General Lori Robinson Takes Charge
General Lori Robinson became the first female military leader in a combat zone. She was declared to be the next leader of Northern Command, putting her in charge of all military stationed in North America and making her one of the highest ranking people in the US military.
Harriet Tubman Claims the 20 Dollar Bill
US Treasury announced they will be putting Harriet Tubman on the front of the 20 dollar bill and a number of women suffragists on the back of the 5 and 10 dollar bills. It will be women's first time on US paper currency in over a century. Hopes are that at least the $10 will be in circulation in time for the 2020 centennial celebration of women gaining the right to vote. The process of getting all of the bills into circulation has been set into overdrive with the election of Donald Trump who has publicly expressed his lack of support.
Ashley Graham Makes Waves
Ashley Graham, only one size smaller than the current average size for women in the US, made history as the first "plus sized" cover girl of the Sports Illustrated swimsuit issue. Ashley Graham is a fashion model for Lane Bryant as well as an activist for the "healthy at any size" movement. She hopes that her inclusion in the Sports Illustrated swimsuit issue is a sign that big women are finally being accepted as models. In an interview with The Daily Beast, she said, "I hope in the next year people will stop saying 'plus-size', and they'll just say, 'She's a model."
The Tampon Tax Gets Axed
This was the year where we saw an important movement take traction. For years, tampons have been taxed in various parts of the country as they were considered to be luxury items. Until this year, only 5 states exempted tampons from taxation. This year, 3 more states and Washington, D.C. were added to the list. New York was first.

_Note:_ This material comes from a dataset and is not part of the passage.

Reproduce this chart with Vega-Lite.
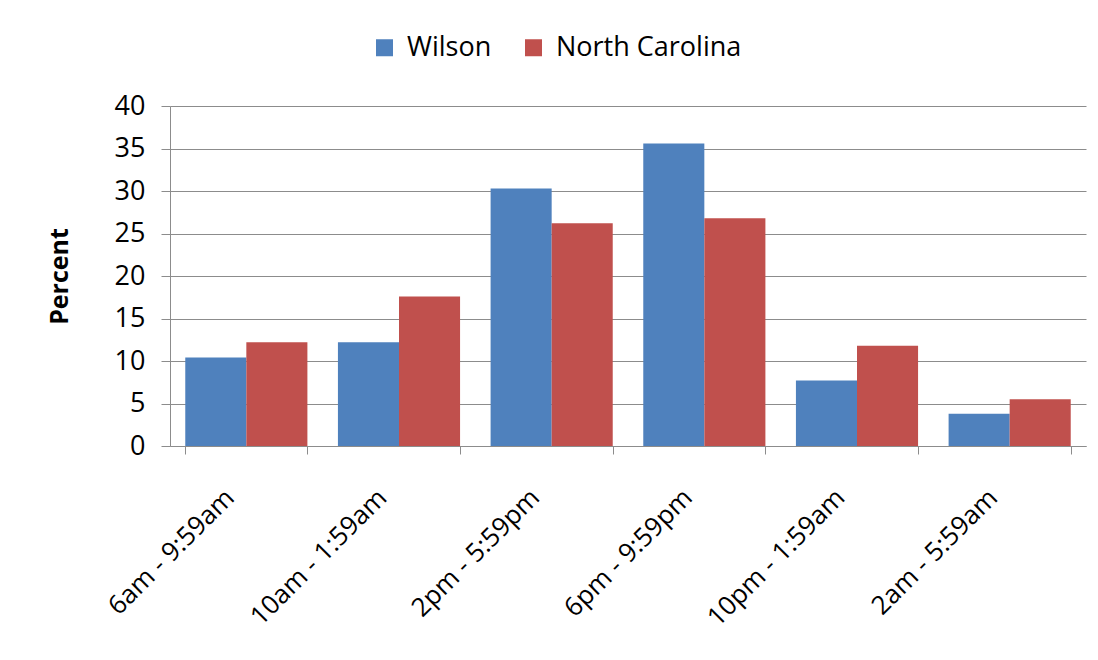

New York City took it a step further and legislated to provide feminine hygiene products free in public building restrooms. The municipality of Chicago and the states of Illinois and Connecticut followed behind.
Progression for Pregnant and Parenting students
Kamaria Downs got her college, Claflin University, to provide reasonable accommodations to pregnant students after being kicked out of the dorms for getting pregnant. Staff members and students at Claflin University, a Christian college, had made Ms. Downs feel like a pariah after becoming pregnant her senior year. She struggled to finish school and she does not want any other student to feel like she did. As she says, "I had to conceal my pregnancy from everyone and the university made me feel ashamed to be pregnant. I had to stand up. It wasn't right." Instead of going to court, Claflin settled outside of court and volunteered to make the necessary changes to their policies. Other colleges have already followed in Claflin's footsteps, becoming better places for pregnant and parenting students. As many as 26% of undergraduates, 4.8 million students, are also parents. This feminist accomplishment could help millions of people get their education so they can better provide for their families.
Lady Gaga Goes Hunting
Last on this list, but certainly not least, a spotlight has been shown on the epidemic of sexual assaults happening on college campuses. Schools across the country are making changes to how these cases are dealt with, protecting the victim and bringing true justice to the perpetrator. It was the topic of an award-winning documentary, The Hunting Ground. Stories related to this issue were on the front page of newspapers across the country. One of the most moving feminist moments of the year was during the Oscars when Lady Gaga stood on stage with dozens of survivors of sexual assault. Her song, "Until it Happens to You" written for The Hunting Ground, was nominated for an Oscar, Emmy, and Grammy. Change may be happening slowly, but change is coming to help stop the tide and bring justice. These changes will protect both men and women and help students succeed in college.